What the exercise asks: Set down only those lines that fall from the line containing "Recreate this image" through the line containing "wn_so_ap10 = [50.7, 51.2, 51.2, 51.2, 42.7, 43.9, 46.8]", unchanged and without pictures.

Material to process:
"""
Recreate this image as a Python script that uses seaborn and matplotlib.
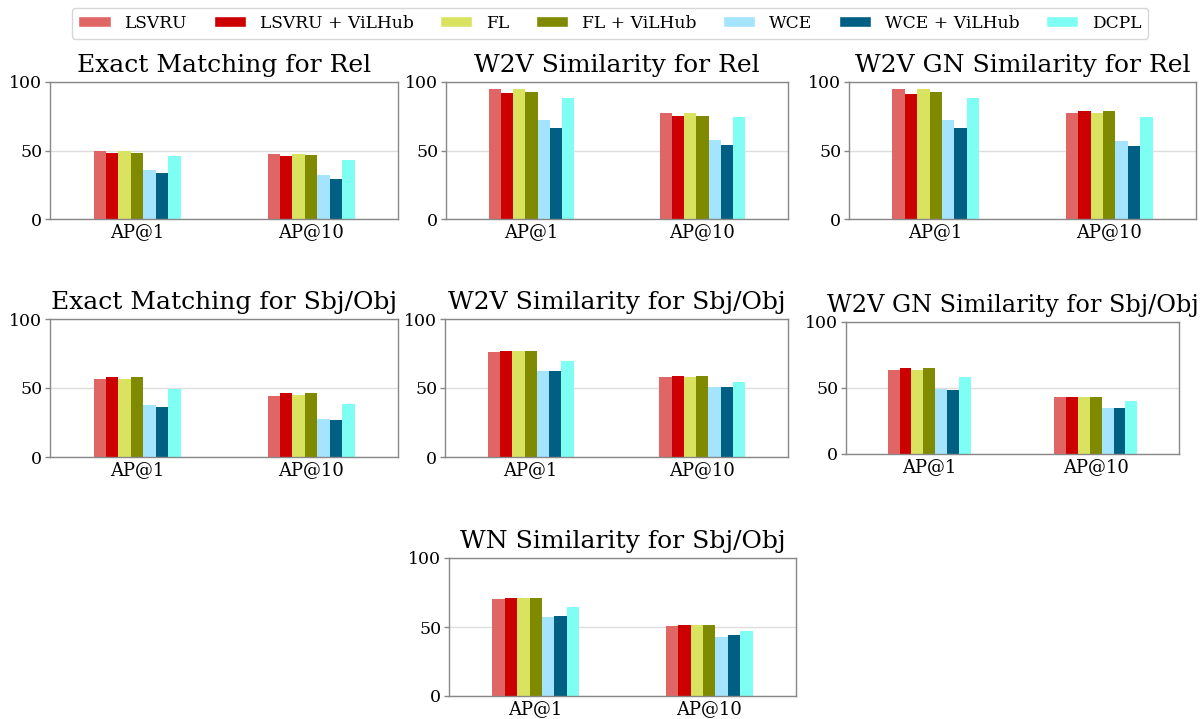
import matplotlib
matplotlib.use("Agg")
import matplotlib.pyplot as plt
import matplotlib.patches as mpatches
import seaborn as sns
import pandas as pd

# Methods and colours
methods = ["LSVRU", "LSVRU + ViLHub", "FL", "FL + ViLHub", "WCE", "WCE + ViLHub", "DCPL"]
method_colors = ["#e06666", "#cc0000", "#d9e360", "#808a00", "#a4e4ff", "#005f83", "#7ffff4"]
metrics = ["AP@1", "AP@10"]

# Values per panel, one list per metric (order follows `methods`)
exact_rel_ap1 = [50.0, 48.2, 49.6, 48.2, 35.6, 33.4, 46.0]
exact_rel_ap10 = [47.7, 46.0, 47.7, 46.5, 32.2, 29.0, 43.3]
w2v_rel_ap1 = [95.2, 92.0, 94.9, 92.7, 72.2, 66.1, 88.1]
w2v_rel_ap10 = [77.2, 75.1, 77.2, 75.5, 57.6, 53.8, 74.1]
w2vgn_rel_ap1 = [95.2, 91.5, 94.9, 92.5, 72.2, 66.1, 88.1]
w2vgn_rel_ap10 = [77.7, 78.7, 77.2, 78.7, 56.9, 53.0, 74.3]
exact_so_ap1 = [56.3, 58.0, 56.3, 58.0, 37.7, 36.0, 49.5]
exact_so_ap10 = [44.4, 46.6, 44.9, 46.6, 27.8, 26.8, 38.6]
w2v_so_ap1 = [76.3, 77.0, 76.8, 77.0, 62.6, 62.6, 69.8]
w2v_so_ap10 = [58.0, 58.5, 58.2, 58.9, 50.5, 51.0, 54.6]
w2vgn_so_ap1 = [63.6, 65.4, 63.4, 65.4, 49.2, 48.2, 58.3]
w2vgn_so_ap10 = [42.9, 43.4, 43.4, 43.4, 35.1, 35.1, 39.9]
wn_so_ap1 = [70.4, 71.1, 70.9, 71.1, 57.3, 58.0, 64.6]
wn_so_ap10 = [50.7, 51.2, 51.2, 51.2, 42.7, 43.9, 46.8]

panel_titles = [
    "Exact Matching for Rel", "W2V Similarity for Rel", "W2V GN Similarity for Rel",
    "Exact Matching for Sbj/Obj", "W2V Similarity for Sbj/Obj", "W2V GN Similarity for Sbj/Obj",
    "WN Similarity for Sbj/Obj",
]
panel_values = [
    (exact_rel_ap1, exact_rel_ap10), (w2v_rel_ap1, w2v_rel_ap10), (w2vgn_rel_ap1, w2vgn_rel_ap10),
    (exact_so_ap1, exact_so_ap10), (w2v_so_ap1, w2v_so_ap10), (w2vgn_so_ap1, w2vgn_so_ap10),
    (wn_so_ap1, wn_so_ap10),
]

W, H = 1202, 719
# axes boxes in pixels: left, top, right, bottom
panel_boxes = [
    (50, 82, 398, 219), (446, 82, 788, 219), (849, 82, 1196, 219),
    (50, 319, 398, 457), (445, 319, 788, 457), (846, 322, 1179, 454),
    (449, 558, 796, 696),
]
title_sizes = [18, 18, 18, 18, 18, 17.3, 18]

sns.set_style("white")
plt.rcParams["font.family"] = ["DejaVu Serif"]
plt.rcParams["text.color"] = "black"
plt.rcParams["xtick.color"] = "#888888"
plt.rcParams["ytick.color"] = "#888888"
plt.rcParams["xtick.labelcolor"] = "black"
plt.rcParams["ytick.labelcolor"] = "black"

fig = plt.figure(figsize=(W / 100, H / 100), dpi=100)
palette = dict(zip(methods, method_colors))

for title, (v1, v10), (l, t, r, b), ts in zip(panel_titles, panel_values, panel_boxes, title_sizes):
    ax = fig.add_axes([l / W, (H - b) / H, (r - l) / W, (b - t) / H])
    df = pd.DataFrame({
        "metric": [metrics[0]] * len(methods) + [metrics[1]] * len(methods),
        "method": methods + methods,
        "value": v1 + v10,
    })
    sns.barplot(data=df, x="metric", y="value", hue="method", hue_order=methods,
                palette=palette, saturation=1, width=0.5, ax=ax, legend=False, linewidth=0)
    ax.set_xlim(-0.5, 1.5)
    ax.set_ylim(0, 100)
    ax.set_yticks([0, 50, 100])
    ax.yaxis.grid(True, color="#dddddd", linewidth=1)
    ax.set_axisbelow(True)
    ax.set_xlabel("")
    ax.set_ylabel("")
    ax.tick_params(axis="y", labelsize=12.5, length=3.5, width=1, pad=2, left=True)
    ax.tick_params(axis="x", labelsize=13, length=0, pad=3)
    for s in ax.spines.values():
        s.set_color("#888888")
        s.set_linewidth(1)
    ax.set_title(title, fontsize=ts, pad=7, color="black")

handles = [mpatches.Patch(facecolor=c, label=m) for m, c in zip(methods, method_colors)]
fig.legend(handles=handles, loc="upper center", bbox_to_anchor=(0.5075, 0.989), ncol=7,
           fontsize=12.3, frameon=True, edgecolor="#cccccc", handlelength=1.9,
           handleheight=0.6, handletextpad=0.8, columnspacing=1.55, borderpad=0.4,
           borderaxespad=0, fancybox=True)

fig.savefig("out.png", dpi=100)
"""
"""
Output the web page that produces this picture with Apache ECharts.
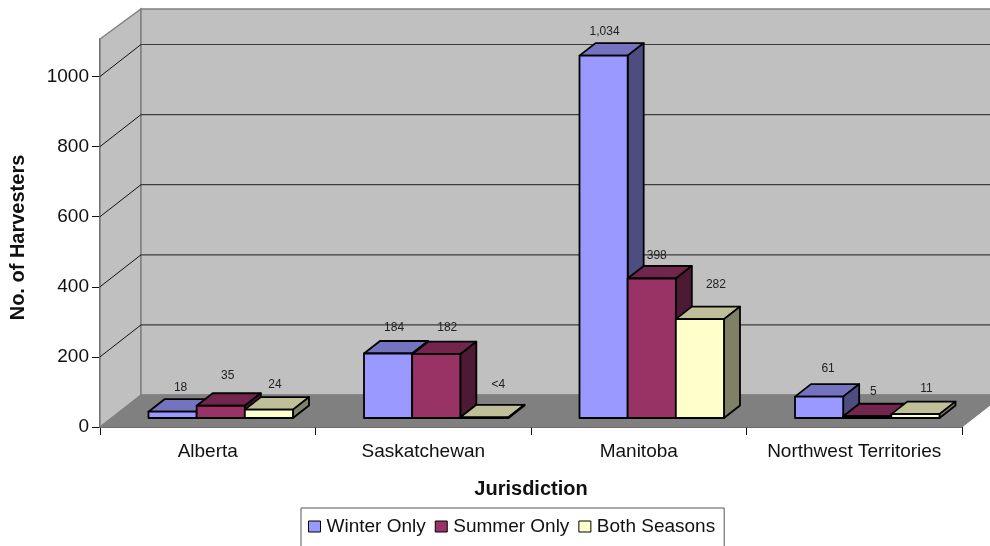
"""
"""
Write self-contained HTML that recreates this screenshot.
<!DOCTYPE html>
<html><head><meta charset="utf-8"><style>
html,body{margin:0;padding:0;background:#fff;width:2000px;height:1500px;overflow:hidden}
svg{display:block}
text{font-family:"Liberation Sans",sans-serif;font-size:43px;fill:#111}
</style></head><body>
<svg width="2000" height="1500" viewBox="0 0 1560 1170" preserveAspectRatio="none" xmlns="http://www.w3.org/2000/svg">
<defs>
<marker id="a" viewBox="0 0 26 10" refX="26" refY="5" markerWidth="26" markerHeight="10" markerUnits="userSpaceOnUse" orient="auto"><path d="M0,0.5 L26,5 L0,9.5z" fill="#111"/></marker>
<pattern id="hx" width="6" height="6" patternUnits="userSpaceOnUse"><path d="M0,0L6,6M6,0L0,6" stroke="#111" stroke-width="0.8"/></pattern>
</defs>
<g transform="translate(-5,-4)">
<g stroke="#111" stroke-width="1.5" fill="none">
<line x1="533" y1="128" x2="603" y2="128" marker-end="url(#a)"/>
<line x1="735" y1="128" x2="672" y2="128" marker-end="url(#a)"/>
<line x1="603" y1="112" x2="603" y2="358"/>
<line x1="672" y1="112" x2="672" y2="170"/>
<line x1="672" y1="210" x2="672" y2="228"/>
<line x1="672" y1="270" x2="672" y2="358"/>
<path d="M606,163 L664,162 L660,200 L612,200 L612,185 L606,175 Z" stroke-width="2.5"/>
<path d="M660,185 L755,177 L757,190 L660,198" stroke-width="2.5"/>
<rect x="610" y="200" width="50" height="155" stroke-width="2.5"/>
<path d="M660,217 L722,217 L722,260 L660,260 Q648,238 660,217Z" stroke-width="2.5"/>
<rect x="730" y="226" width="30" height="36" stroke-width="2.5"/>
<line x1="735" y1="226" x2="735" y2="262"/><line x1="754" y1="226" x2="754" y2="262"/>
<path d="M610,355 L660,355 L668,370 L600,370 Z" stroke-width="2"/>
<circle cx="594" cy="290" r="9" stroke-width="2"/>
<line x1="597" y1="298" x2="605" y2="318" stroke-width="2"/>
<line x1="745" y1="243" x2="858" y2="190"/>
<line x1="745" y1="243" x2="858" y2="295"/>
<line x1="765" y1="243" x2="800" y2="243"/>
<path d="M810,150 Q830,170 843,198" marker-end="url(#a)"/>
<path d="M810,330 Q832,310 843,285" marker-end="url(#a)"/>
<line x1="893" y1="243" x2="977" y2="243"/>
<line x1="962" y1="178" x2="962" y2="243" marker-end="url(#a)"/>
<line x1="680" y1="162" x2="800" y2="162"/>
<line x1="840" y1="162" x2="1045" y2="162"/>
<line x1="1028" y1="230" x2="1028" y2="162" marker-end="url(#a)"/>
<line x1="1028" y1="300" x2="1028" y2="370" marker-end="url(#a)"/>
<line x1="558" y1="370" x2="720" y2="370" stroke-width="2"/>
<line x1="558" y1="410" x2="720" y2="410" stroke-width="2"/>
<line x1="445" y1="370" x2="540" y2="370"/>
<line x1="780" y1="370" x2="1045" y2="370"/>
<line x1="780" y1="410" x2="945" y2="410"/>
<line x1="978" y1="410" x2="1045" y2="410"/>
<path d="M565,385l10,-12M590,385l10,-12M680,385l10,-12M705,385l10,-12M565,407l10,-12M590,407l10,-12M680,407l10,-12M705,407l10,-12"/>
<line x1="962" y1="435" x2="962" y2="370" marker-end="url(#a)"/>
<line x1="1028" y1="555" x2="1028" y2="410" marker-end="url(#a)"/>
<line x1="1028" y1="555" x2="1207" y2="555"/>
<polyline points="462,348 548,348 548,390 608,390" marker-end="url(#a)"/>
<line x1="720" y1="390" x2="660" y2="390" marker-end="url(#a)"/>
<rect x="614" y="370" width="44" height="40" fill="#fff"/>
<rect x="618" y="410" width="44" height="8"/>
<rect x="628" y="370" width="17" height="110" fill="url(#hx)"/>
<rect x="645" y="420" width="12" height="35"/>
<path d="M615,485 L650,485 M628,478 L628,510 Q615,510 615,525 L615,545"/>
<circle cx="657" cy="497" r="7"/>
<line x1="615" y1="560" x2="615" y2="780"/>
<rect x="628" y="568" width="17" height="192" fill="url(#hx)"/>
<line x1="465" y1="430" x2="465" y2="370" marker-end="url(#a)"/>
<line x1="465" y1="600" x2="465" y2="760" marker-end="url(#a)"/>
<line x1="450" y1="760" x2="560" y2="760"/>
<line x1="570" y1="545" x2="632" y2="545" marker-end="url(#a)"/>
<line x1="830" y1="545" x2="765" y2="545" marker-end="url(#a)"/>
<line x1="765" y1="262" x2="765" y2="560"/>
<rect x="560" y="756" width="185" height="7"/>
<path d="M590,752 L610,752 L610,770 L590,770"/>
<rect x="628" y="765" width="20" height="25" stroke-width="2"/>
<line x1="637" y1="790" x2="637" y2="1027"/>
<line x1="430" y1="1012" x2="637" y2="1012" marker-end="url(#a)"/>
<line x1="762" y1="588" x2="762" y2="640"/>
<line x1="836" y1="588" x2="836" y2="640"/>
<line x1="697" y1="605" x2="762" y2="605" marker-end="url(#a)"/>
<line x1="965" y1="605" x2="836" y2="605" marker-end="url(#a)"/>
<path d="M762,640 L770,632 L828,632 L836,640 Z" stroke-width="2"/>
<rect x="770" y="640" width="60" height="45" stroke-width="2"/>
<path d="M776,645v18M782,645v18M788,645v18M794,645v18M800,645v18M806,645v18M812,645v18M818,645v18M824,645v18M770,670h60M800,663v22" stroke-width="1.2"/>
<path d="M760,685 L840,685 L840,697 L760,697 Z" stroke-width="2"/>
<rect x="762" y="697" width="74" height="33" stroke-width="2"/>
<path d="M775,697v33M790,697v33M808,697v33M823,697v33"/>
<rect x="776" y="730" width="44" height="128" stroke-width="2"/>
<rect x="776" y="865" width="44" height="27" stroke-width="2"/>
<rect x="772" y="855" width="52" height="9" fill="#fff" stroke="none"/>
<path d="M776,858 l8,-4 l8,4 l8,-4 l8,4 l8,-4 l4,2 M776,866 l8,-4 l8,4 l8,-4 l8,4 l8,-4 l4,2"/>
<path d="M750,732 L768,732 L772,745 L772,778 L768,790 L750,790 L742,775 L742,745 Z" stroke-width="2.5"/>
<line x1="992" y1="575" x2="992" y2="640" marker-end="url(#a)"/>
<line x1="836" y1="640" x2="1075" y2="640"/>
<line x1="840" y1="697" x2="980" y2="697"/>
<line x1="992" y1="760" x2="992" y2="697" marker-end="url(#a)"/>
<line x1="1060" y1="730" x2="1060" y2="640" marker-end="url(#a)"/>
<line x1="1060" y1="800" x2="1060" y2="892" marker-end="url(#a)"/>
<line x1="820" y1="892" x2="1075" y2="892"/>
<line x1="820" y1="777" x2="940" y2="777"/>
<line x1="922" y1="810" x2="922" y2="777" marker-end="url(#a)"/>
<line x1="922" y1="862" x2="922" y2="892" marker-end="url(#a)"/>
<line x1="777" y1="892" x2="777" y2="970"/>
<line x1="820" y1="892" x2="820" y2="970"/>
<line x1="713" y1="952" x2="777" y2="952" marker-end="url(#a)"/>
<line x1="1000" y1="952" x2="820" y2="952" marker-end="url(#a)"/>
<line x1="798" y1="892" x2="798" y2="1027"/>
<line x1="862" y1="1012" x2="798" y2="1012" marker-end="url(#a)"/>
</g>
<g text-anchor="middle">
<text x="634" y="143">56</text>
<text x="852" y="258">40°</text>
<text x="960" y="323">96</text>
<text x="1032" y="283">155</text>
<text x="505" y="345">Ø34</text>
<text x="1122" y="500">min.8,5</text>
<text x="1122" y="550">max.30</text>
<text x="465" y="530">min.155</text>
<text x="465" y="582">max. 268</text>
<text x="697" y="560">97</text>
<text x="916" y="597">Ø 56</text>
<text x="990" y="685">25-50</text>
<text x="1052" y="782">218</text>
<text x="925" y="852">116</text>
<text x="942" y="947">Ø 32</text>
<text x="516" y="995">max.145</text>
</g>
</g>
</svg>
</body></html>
"""
Correct response:
Recreate this image as a Python script that uses seaborn and matplotlib.
import matplotlib
matplotlib.use("Agg")
import matplotlib.pyplot as plt
import matplotlib.patches as mpatches
import seaborn as sns
import pandas as pd

# Methods and colours
methods = ["LSVRU", "LSVRU + ViLHub", "FL", "FL + ViLHub", "WCE", "WCE + ViLHub", "DCPL"]
method_colors = ["#e06666", "#cc0000", "#d9e360", "#808a00", "#a4e4ff", "#005f83", "#7ffff4"]
metrics = ["AP@1", "AP@10"]

# Values per panel, one list per metric (order follows `methods`)
exact_rel_ap1 = [50.0, 48.2, 49.6, 48.2, 35.6, 33.4, 46.0]
exact_rel_ap10 = [47.7, 46.0, 47.7, 46.5, 32.2, 29.0, 43.3]
w2v_rel_ap1 = [95.2, 92.0, 94.9, 92.7, 72.2, 66.1, 88.1]
w2v_rel_ap10 = [77.2, 75.1, 77.2, 75.5, 57.6, 53.8, 74.1]
w2vgn_rel_ap1 = [95.2, 91.5, 94.9, 92.5, 72.2, 66.1, 88.1]
w2vgn_rel_ap10 = [77.7, 78.7, 77.2, 78.7, 56.9, 53.0, 74.3]
exact_so_ap1 = [56.3, 58.0, 56.3, 58.0, 37.7, 36.0, 49.5]
exact_so_ap10 = [44.4, 46.6, 44.9, 46.6, 27.8, 26.8, 38.6]
w2v_so_ap1 = [76.3, 77.0, 76.8, 77.0, 62.6, 62.6, 69.8]
w2v_so_ap10 = [58.0, 58.5, 58.2, 58.9, 50.5, 51.0, 54.6]
w2vgn_so_ap1 = [63.6, 65.4, 63.4, 65.4, 49.2, 48.2, 58.3]
w2vgn_so_ap10 = [42.9, 43.4, 43.4, 43.4, 35.1, 35.1, 39.9]
wn_so_ap1 = [70.4, 71.1, 70.9, 71.1, 57.3, 58.0, 64.6]
wn_so_ap10 = [50.7, 51.2, 51.2, 51.2, 42.7, 43.9, 46.8]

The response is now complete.